Research On Why Two Drinks Help The Heart

Clues to Why Drinking Can Protect Heart
Alcohol ‘Preconditions’ Laboratory Guinea Pigs

By Charles Petit, Chronicle Science Writer

SF Chronicle Copywrite

San Francisco scientists are reporting today the first solid clues —
gleaned from feeding alcohol to guinea pigs — to why moderate drinking
reduces the risk of heart attacks.

For years, doctors have reported evidence that people who have one or
two drinks a day reduce their chance of heart attacks by as much as a
third, and significantly reduce the severity of heart attacks that do
occur.

Heavier drinking leads to increased risk of heart disease as well as
liver problems.

“It’s a U-shaped risk distribution,” said Dr. Vincent Figueredo, a
cardiologist at San Francisco General Hospital and assistant professor of
medicine at the University of California at San Francisco. “Alcoholics,
and people who don’t drink at all, are worse off than people who
regularly drink a little.”

Figueredo is the lead author of a study published today in the journal
Proceedings of the National Academy of Sciences. It reports experiments
that he, post-doctoral fellow Masami Mayamae, and three other colleagues
performed on the hearts of laboratory guinea pigs to try to find out what
alcohol does to allay heart attacks.

Alcohol, the scientists concluded, serves to “precondition” the
animals’ heart muscle to withstand a heart attack.
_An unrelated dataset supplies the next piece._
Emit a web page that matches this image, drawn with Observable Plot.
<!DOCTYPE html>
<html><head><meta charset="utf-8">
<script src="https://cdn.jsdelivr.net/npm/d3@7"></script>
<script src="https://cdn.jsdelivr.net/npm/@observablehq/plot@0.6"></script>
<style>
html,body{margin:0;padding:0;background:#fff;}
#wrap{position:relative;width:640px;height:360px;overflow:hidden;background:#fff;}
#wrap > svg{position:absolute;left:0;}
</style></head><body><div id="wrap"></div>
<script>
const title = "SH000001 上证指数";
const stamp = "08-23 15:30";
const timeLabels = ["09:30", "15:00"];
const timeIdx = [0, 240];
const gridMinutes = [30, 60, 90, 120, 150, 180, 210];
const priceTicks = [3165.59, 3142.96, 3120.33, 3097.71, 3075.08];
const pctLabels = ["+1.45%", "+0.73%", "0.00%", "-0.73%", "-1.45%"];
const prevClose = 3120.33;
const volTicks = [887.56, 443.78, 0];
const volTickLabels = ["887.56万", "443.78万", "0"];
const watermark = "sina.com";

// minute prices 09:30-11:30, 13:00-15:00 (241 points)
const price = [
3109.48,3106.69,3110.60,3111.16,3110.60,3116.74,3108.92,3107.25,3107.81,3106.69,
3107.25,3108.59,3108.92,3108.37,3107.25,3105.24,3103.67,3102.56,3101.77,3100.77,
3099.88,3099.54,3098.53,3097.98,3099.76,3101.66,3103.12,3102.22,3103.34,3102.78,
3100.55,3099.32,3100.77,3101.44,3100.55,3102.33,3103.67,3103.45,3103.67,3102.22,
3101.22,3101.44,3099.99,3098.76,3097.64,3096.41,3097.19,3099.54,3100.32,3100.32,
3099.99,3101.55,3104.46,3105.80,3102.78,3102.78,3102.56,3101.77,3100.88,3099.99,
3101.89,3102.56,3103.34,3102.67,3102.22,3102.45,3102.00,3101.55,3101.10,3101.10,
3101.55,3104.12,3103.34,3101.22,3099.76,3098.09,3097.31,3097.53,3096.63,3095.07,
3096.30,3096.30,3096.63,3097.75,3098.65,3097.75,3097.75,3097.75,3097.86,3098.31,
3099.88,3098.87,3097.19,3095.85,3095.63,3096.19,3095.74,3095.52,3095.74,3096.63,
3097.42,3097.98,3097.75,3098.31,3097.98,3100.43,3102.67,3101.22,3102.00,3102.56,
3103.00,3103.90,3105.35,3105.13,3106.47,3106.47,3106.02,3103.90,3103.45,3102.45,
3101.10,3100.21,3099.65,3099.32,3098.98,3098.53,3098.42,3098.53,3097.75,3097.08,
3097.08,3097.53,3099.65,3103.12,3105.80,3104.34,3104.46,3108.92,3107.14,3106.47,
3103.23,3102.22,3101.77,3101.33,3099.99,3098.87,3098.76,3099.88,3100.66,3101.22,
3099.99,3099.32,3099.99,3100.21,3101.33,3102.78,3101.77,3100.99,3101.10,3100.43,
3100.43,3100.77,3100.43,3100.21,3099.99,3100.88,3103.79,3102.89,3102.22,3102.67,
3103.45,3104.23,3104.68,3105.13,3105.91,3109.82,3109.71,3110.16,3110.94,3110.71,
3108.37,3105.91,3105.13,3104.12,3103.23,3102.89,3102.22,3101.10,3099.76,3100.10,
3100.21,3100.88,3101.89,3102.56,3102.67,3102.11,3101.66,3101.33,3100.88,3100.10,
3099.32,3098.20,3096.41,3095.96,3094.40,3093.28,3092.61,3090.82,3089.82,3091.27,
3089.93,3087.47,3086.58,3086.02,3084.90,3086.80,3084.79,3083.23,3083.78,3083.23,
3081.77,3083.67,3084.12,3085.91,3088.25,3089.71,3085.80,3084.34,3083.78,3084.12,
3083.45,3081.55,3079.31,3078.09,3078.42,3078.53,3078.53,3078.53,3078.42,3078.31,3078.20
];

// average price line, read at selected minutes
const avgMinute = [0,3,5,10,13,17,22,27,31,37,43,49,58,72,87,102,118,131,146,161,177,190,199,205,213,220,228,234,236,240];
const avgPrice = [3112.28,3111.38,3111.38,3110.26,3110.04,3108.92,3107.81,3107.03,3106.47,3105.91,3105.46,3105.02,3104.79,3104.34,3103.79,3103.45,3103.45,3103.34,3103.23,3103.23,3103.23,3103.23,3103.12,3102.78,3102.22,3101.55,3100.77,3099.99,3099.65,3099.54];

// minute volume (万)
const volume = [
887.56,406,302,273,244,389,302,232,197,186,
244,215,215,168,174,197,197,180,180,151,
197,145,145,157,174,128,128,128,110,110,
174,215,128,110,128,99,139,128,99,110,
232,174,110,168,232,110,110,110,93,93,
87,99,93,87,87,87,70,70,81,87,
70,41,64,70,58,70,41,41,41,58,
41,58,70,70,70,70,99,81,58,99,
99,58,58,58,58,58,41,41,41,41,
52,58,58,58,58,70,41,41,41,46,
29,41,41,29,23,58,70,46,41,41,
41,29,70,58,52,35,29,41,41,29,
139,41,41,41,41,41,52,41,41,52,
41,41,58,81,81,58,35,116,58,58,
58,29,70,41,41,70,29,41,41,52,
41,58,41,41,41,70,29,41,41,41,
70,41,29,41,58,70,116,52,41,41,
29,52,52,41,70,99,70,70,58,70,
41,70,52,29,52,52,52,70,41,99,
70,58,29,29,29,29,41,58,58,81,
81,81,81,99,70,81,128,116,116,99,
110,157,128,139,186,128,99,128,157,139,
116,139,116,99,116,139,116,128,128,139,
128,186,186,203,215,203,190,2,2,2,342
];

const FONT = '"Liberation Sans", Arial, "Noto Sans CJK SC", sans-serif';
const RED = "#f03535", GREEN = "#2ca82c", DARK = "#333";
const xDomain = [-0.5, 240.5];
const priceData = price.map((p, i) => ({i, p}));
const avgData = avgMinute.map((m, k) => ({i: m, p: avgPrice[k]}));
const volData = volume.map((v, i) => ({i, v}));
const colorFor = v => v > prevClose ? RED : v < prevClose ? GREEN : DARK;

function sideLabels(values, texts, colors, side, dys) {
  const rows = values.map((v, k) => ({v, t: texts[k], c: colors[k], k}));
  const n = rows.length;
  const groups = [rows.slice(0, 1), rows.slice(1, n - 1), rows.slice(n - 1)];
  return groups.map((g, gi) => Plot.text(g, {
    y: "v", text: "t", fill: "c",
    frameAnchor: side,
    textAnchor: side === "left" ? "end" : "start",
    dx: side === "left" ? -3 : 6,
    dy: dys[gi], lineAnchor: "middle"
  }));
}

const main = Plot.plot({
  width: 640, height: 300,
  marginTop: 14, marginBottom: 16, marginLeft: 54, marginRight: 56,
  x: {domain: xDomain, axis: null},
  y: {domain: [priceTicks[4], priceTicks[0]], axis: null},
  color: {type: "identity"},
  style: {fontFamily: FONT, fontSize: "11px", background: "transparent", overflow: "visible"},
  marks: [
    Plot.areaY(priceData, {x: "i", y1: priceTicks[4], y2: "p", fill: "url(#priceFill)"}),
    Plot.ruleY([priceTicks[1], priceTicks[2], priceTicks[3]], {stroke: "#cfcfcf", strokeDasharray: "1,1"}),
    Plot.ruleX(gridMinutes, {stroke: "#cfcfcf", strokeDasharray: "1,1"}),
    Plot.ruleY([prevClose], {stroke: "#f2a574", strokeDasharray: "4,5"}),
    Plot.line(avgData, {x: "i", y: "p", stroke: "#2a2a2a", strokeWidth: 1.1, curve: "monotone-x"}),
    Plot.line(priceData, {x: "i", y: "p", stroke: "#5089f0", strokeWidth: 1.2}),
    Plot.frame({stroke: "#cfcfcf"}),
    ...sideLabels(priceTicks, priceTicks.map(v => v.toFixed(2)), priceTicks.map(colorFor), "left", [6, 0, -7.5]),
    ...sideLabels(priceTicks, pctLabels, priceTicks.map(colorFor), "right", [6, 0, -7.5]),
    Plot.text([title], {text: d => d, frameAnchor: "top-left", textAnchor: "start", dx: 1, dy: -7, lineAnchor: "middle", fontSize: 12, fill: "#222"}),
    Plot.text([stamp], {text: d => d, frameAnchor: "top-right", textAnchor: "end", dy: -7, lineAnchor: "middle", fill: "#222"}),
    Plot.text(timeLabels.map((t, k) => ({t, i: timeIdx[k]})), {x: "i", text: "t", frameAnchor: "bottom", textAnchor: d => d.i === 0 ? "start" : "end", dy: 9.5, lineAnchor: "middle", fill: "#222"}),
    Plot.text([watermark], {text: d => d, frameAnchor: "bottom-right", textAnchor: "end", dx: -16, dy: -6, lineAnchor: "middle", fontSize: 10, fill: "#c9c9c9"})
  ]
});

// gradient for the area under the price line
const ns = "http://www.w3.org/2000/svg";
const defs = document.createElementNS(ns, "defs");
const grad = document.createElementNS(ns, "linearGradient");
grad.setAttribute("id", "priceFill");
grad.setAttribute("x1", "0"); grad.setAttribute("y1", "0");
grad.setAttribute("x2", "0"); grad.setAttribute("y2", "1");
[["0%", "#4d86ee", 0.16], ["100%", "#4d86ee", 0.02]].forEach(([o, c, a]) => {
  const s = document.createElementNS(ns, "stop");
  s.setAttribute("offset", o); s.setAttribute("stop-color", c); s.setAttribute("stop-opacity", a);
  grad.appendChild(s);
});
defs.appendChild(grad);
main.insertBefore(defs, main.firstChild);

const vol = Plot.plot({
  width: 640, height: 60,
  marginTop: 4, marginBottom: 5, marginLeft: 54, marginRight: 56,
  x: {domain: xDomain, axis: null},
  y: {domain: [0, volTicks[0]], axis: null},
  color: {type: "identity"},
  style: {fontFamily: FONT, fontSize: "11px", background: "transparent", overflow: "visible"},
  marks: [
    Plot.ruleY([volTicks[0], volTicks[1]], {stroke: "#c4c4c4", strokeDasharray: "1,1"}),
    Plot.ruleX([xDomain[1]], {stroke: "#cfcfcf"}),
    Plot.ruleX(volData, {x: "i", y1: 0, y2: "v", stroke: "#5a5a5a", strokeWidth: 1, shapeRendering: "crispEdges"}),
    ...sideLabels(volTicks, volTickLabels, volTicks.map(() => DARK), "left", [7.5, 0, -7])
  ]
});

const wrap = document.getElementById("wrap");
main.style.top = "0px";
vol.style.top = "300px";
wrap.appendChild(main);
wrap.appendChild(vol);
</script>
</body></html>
Its effect is identical to that of established laboratory methods used
to toughen the hearts of lab animals against severe loss of oxygen. Such
preconditioning is done by subjecting the animals’ hearts to brief, but
harmless episodes of low oxygen. Then, when the equivalent of a full
heart attack is caused in such preconditioned animals, their survival
goes up dramatically.

The new study of the hearts of guinea pigs revealed that alcohol
increases levels of a natural substance called adenosine in the fluids
surrounding the heart muscle cells. Adenosine is critically important to
a cell’s use of energy it gets from nutrients in the blood. Muscle cells
also release large quantities of adenosine when they are cut off from
oxygen, as in a heart attack.

Now, it looks as though alcohol causes heart muscles to prepare for an
emergency in somewhat the same way as does a sudden drop in oxygen
levels. So, if a heart attack occurs, with its prolonged lack of oxygen
to parts of the heart, muscle cells there have already begun to get ready
for hard times. “Maybe there is something about adenosine that causes the
heart muscle to start hoarding energy,” Figueredo said.

The next step toward helping hearts to protect themselves is to look
for medications that might cause the same effect on adenosine levels and
on the substances in the cells that react to adenosine — but without the
side effects of alcohol. In addition, further research is needed to learn
exactly what changes occur inside a cell in response to higher levels of
adenosine.

“The bottom line is that if you consume alcohol on a regular basis in
moderation, you are more likely to survive a heart attack,” Figueredo
said. “What this paper is doing is to suggest a mechanism.” Turning that
mechanism into a useful medical procedure — other than to recommend
light drinking for people at risk of heart disease and with no history of
alcoholism — may take several years.